Implementing spaced retrieval in a blended or online setting adds flexibility and scalability. Digital platforms can automate spaced prompts, track responses, and gently extend intervals as mastery increases. Create short, modular activities that fit into busy days, such as a 7-minute daily review or a weekly challenge that merges vocabulary with grammar practice. When students see progress reflected in dashboards, they stay motivated to continue. Online spaces also enable diverse contexts for word use—news summaries, dialogues, and role-plays—expanding the practical range of each term. The key is consistent, low-friction practice that respects learners’ schedules.

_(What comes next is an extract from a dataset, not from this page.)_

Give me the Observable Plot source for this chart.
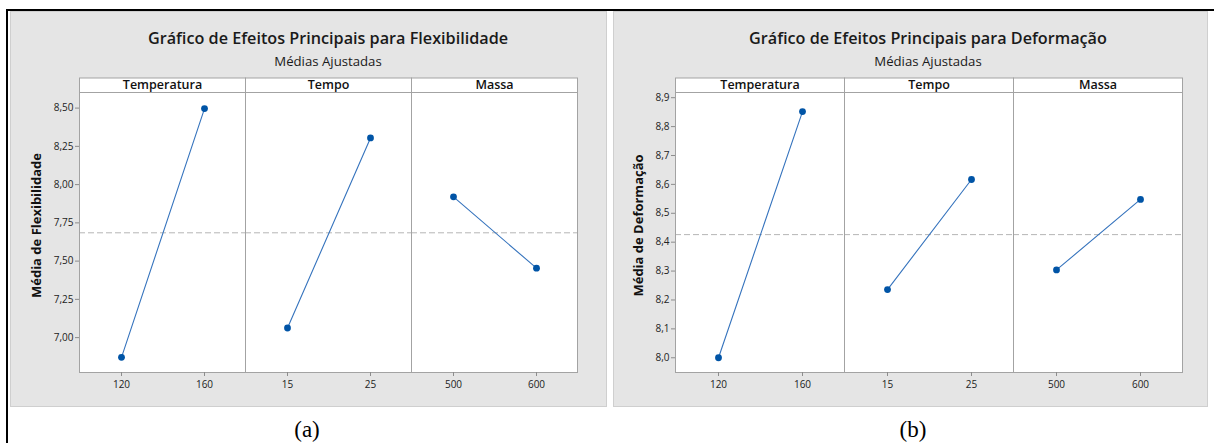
<!DOCTYPE html>
<html>
<head>
<meta charset="utf-8">
<script src="https://cdn.jsdelivr.net/npm/d3@7"></script>
<script src="https://cdn.jsdelivr.net/npm/@observablehq/plot@0.6"></script>
<style>
  body { margin: 0; background: #fff; }
  #page { position: relative; width: 1214px; height: 443px; overflow: hidden; font-family: "Open Sans", sans-serif; }
  .rule { position: absolute; background: #000; }
  .panel { position: absolute; top: 11px; height: 396px; background: #e5e5e5; box-shadow: inset 0 0 0 1px #cfcfcf; }
  .title { position: absolute; text-align: center; font-size: 16.2px; font-weight: 600; color: #1a1a1a; line-height: 18px; white-space: nowrap; }
  .subtitle { position: absolute; text-align: center; font-size: 13.2px; color: #1a1a1a; line-height: 16px; white-space: nowrap; }
  .chart { position: absolute; top: 59px; left: 0; }
  .caption { position: absolute; top: 416px; width: 60px; text-align: center; font-family: "Liberation Serif", serif; font-size: 23px; line-height: 28px; color: #000; }
</style>
</head>
<body>
<div id="page">
  <div class="rule" style="left:6px; top:9px; width:1208px; height:2px;"></div>
  <div class="rule" style="left:6px; top:9px; width:2px; height:434px;"></div>
  <div class="panel" id="pa" style="left:10px; width:597px;"></div>
  <div class="panel" id="pb" style="left:613px; width:595px;"></div>
  <div class="caption" style="left:277px;">(a)</div>
  <div class="caption" style="left:883px;">(b)</div>
</div>
<script>
// ---- data ----
const factors = ["Temperatura", "Tempo", "Massa"];
const levelsLow = ["120", "15", "500"];
const levelsHigh = ["160", "25", "600"];

const flexLow = [6.871, 7.063, 7.920];
const flexHigh = [8.497, 8.305, 7.454];
const flexTicks = [7.00, 7.25, 7.50, 7.75, 8.00, 8.25, 8.50];
const flexDomain = [6.772, 8.602];

const defLow = [8.000, 8.236, 8.304];
const defHigh = [8.852, 8.617, 8.548];
const defTicks = [8.0, 8.1, 8.2, 8.3, 8.4, 8.5, 8.6, 8.7, 8.8, 8.9];
const defDomain = [7.949, 8.918];

function buildRows(low, high) {
  const rows = [];
  factors.forEach((f, i) => {
    rows.push({factor: f, level: "low", label: levelsLow[i], value: low[i]});
    rows.push({factor: f, level: "high", label: levelsHigh[i], value: high[i]});
  });
  return rows;
}

function makeChart(panelId, cfg) {
  const panel = document.getElementById(panelId);
  const W = cfg.width, H = 337;
  const mT = 22, mB = 35, mL = cfg.marginLeft, mR = cfg.marginRight;
  const facetH = H - mT - mB;
  const stripH = 14.5;
  const rows = buildRows(cfg.low, cfg.high);
  const mean = d3.mean(rows, d => d.value);
  const fmt = v => d3.format(cfg.fmt)(v).replace(".", ",");
  const grey = "#a3a3a3";

  const title = document.createElement("div");
  title.className = "title";
  title.style.left = mL + "px";
  title.style.width = (W - mL - mR) + "px";
  title.style.top = "18px";
  title.textContent = cfg.title;
  panel.appendChild(title);

  const sub = document.createElement("div");
  sub.className = "subtitle";
  sub.style.left = mL + "px";
  sub.style.width = (W - mL - mR) + "px";
  sub.style.top = "42px";
  sub.textContent = "Médias Ajustadas";
  panel.appendChild(sub);

  const chart = Plot.plot({
    width: W, height: H,
    marginTop: mT, marginBottom: mB, marginLeft: mL, marginRight: mR,
    style: {background: "transparent", fontFamily: "Open Sans", fontSize: "10px", color: "#222", overflow: "visible"},
    fx: {domain: factors, padding: 0, axis: null},
    x: {type: "point", domain: ["low", "high"], padding: 0.5, axis: null},
    y: {domain: cfg.domain},
    marks: [
      Plot.frame({fill: "white"}),
      Plot.frame({fill: "white", stroke: grey, insetTop: -stripH, insetBottom: facetH}),
      Plot.text(factors, {fx: d => d, text: d => d, frameAnchor: "top", lineAnchor: "middle", dy: -stripH / 2 - 0.5, fontWeight: 600, fontSize: 12.5, fill: "#111"}),
      Plot.ruleY([mean], {stroke: "#b5b5b5", strokeDasharray: "6,3"}),
      Plot.line(rows, {fx: "factor", x: "level", y: "value", stroke: "#3573bd", strokeWidth: 1.1}),
      Plot.dot(rows, {fx: "factor", x: "level", y: "value", r: 3.4, fill: "#0054a6", stroke: "none"}),
      Plot.frame({stroke: grey}),
      Plot.ruleX(rows, {fx: "factor", x: "level", insetTop: facetH, insetBottom: -4, stroke: "#8c8c8c"}),
      Plot.text(rows, {fx: "factor", x: "level", text: "label", frameAnchor: "bottom", lineAnchor: "middle", dy: 12, fill: "#222"}),
      Plot.axisY({ticks: cfg.ticks, tickFormat: fmt, tickSize: 4, tickPadding: 2, label: null, stroke: "#8c8c8c", fill: "#222"}),
      Plot.text([cfg.ylabel], {fx: () => factors[0], text: d => d, frameAnchor: "left", textAnchor: "middle", lineAnchor: "middle", rotate: -90, dx: -cfg.labelOffset, dy: -7, fontWeight: "bold", fontSize: 13, fill: "#111"})
    ]
  });
  chart.classList.add("chart");
  panel.appendChild(chart);
}

makeChart("pa", {
  width: 597, marginLeft: 68, marginRight: 29,
  title: "Gráfico de Efeitos Principais para Flexibilidade",
  ylabel: "Média de Flexibilidade", labelOffset: 43,
  low: flexLow, high: flexHigh, ticks: flexTicks, domain: flexDomain, fmt: ".2f"
});
makeChart("pb", {
  width: 595, marginLeft: 61, marginRight: 26,
  title: "Gráfico de Efeitos Principais para Deformação",
  ylabel: "Média de Deformação", labelOffset: 37,
  low: defLow, high: defHigh, ticks: defTicks, domain: defDomain, fmt: ".1f"
});
</script>
</body>
</html>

To keep momentum, pair retrieval tasks with social learning elements. Small group discussions, peer quizzes, and collaborative sentence-building tasks foster accountability and lively interaction. Learners benefit from explaining their thought processes to peers, which strengthens semantic networks. Provide prompts that require justification of word choice, not mere recall. Feedback should acknowledge effort and guide revisions, emphasizing how each word can function across occasions. Over time, students will rely less on teacher prompts and more on their own retrieval strategies, a transition that signals growing independence and confidence in usage.
For assessment, adopt a mastery-oriented approach rather than rigid testing. Use low-stakes, frequent checks that map to individual goals and track improvement across time. Encourage learners to set personal targets, such as recalling a specific number of words with examples per week. Record not just right answers but also near-misses and strategies that helped retrieval. This reflective practice expands metacognitive awareness and guides future study plans. The ultimate aim is to cultivate a sustainable habit: regular retrieval embedded in daily life, so vocabulary becomes a natural, versatile resource rather than a distant archive.
With deliberate practice, learners transform vocabulary from a list into a living tool. The integration of spaced retrieval and interleaved practice creates resilient memory traces and adaptable usage. Over weeks and months, students begin to retrieve words with precision, deploy them in meaningful discourse, and transfer knowledge across domains. The teacher’s role shifts to guiding efficient practice, providing timely feedback, and maintaining momentum through varied, challenging tasks. When surrounded by a supportive routine, learners experience steady progress, reduced anxiety, and a lasting sense of linguistic capability that opens doors to deeper engagement with English.